Livro de Registo de Óbitos – Anjos (Lisboa, Lisboa) – 1907. O registo de óbito de João Ferraz de Macedo está na página “m0004”, na primeira posição. Refere informações sobre o casamento.
Relatório dos Trabalhos da Academia Real das Sciências de Lisboa (16 de Junho de 1907). Refere João Ferraz de Macedo como “abalisado professor, clínico notável, que dedicou grande parte da sua actividade à organização hospitalar”.
Francisco Ferraz de Macedo (1843-1907)
Francisco Ferraz de Macedo é, efetivamente, o alvo da minha curiosidade. Nasceu em Paradela, Espinhel, Águeda, a 11 de Outubro de 1843. (A data de nascimento que lhe é normalmente atribuída é 1845, mas o registo de nascimento data claramente de 1843. Tenho mais uma razão, para além desta, para crer que 1843 é a data correcta, mas para já vou guardá-la para mim.) Era filho de António Ferraz de Macedo e Maria Rita dos Santos, ambos naturais de Paradela. Morreu a 28 de Janeiro de 1907 (tinha 63 anos) na sua morada na Calçada do Monte, 1. Foi sepultado no “primeiro cemitério”, uma forma contemporânea de referir o cemitério do Alto de S. João.

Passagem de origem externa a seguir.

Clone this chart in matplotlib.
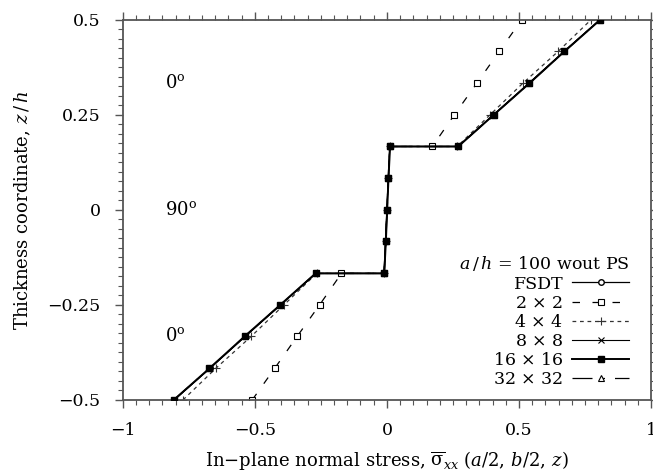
import matplotlib
matplotlib.use('Agg')
import matplotlib.pyplot as plt
from matplotlib.ticker import MultipleLocator

plt.rcParams['font.family'] = 'DejaVu Serif'
plt.rcParams['mathtext.fontset'] = 'dejavuserif'

# through-thickness positions z/h (interfaces repeated for the jump)
z = [-0.5, -0.417, -0.333, -0.25, -0.167, -0.167, -0.083, 0.0,
     0.083, 0.167, 0.167, 0.25, 0.333, 0.417, 0.5]

fsdt = [-0.806, -0.671, -0.537, -0.403, -0.269, -0.011, -0.005, 0.0,
        0.005, 0.011, 0.269, 0.403, 0.537, 0.671, 0.806]
m2 = [-0.51, -0.425, -0.34, -0.255, -0.172, -0.010, -0.005, 0.0,
      0.005, 0.010, 0.172, 0.255, 0.34, 0.425, 0.51]
m4 = [-0.772, -0.648, -0.514, -0.39, -0.266, -0.011, -0.005, 0.0,
      0.005, 0.011, 0.266, 0.39, 0.514, 0.648, 0.772]
m8 = [-0.805, -0.670, -0.537, -0.403, -0.269, -0.011, -0.005, 0.0,
      0.005, 0.011, 0.269, 0.403, 0.537, 0.670, 0.805]
m16 = [-0.807, -0.672, -0.539, -0.404, -0.270, -0.010, -0.004, 0.001,
       0.006, 0.012, 0.270, 0.404, 0.539, 0.672, 0.807]
m32 = [-0.807, -0.672, -0.539, -0.404, -0.270, -0.010, -0.004, 0.001,
       0.006, 0.012, 0.270, 0.404, 0.539, 0.672, 0.807]

labels = ['FSDT', r'2 $\times$ 2', r'4 $\times$ 4', r'8 $\times$ 8',
          r'16 $\times$ 16', r'32 $\times$ 32']

fig = plt.figure(figsize=(6.53, 4.75), dpi=100)
ax = fig.add_axes([0.188, 0.158, 0.809, 0.8])

k = 'black'
ax.plot(fsdt, z, '-', color=k, lw=0.9, marker='o', ms=4, mfc='white', zorder=3, label=labels[0])
ax.plot(m2, z, color=k, lw=0.9, dashes=(6, 10), marker='s', ms=4.5, mfc='white', mew=0.8, zorder=2, label=labels[1])
ax.plot(m4, z, color='#333333', lw=0.9, dashes=(3, 3), marker='+', ms=6, mew=0.8, zorder=2, label=labels[2])
ax.plot(m8, z, '-', color=k, lw=0.8, marker='x', ms=4.5, mew=0.8, zorder=3, label=labels[3])
ax.plot(m32, z, color=k, lw=0.9, dashes=(16, 8, 2, 8), marker='^', ms=4, mfc='white', mew=0.8, zorder=3, label=labels[5])
ax.plot(m16, z, '-', color=k, lw=1.4, marker='s', ms=5, zorder=4, label=labels[4])

ax.set_xlim(-1, 1)
ax.set_ylim(-0.5, 0.5)
ax.set_xticks([-1, -0.5, 0, 0.5, 1])
ax.set_xticklabels(['\u22121', '\u22120.5', '0', '0.5', '1'])
ax.set_yticks([-0.5, -0.25, 0, 0.25, 0.5])
ax.set_yticklabels(['\u22120.5', '\u22120.25', '0', '0.25', '0.5'])
ax.xaxis.set_minor_locator(MultipleLocator(0.05))
ax.yaxis.set_minor_locator(MultipleLocator(0.025))
ax.tick_params(which='both', direction='out', top=True, right=True,
               colors='#555555', labelcolor='black', labelsize=12.5)
ax.tick_params(which='major', length=6, width=1.0, pad=10)
ax.tick_params(which='minor', length=3.5, width=0.8)
for s in ax.spines.values():
    s.set_color('#555555')
    s.set_linewidth(1.3)

ax.set_xlabel(r'In$-$plane normal stress, $\overline{\mathrm{\sigma}}_{xx}$ $(a/2,\, b/2,\, z)$',
              fontsize=13, labelpad=7)
ax.set_ylabel(r'Thickness coordinate, $z\,/\,h$', fontsize=13, labelpad=10)

ax.text(-0.84, 0.333, r'0$^{\rm o}$', fontsize=13, va='center')
ax.text(-0.84, 0.0, r'90$^{\rm o}$', fontsize=13, va='center')
ax.text(-0.84, -0.333, r'0$^{\rm o}$', fontsize=13, va='center')

handles, labs = ax.get_legend_handles_labels()
order = [0, 1, 2, 3, 5, 4]
leg = ax.legend([handles[i] for i in order], [labs[i] for i in order],
                loc='lower right', bbox_to_anchor=(0.985, -0.005), frameon=False,
                markerfirst=False, title=r'$a\,/\,h$ = 100 wout PS',
                fontsize=12.5, title_fontsize=12.5, handlelength=3.3,
                handletextpad=0.5, labelspacing=0.12, alignment='right',
                borderpad=0.3)

fig.savefig('out.png', dpi=100)
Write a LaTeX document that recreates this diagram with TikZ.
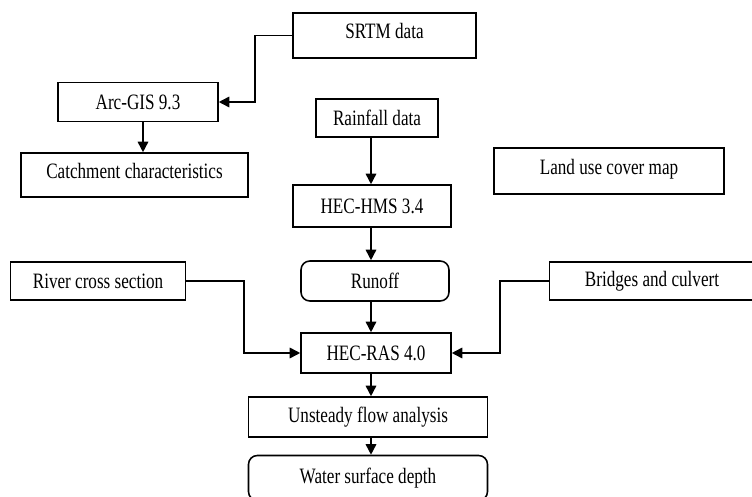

Francisco Ferraz de Macedo teve um percurso bastante polímata. Foi médico, antropólogo, criminólogo, pensador, poeta, tradutor. Foi, resumidamente, um rancho folclórico de personalidades que espero um dia ser capaz de resumir. Até lá, fica uma pequeníssima nota biográfica criada pelo Museu Nacional de História Natural e da Ciência:
Formado em Farmácia e Medicina, Ferraz de Macedo dedicou-se desde muito cedo aos estudos antropológicos, com destaque para a osteologia, as mensurações antropométricas e a criminologia. Sem nunca alcançar a docência, ocupou o cargo de Diretor dos Serviços Antropométricos e Fotográficos do Juízo de Instrução Criminal de Lisboa já em final de vida.
Fontes para esta secção:
Coleção de Antropologia Ferraz de Macedo. Página da autoria do Museu Nacional de História Natural e da Ciência. (link alternativo)
Livro de Registos de Batismos – Espinhel – 1839 a 1858. O registo de batismo de Francisco Ferraz de Macedo está na página “m0046”, na terceira posição da página esquerda. Refere nomes dos pais.
Livro de Registo de Óbitos – 1º Bairro Lisboa – 1901 a 1911. O registo de óbito de Francisco Ferraz de Macedo está na página “m0108”, na última posição. Refere informações sobre o casamento.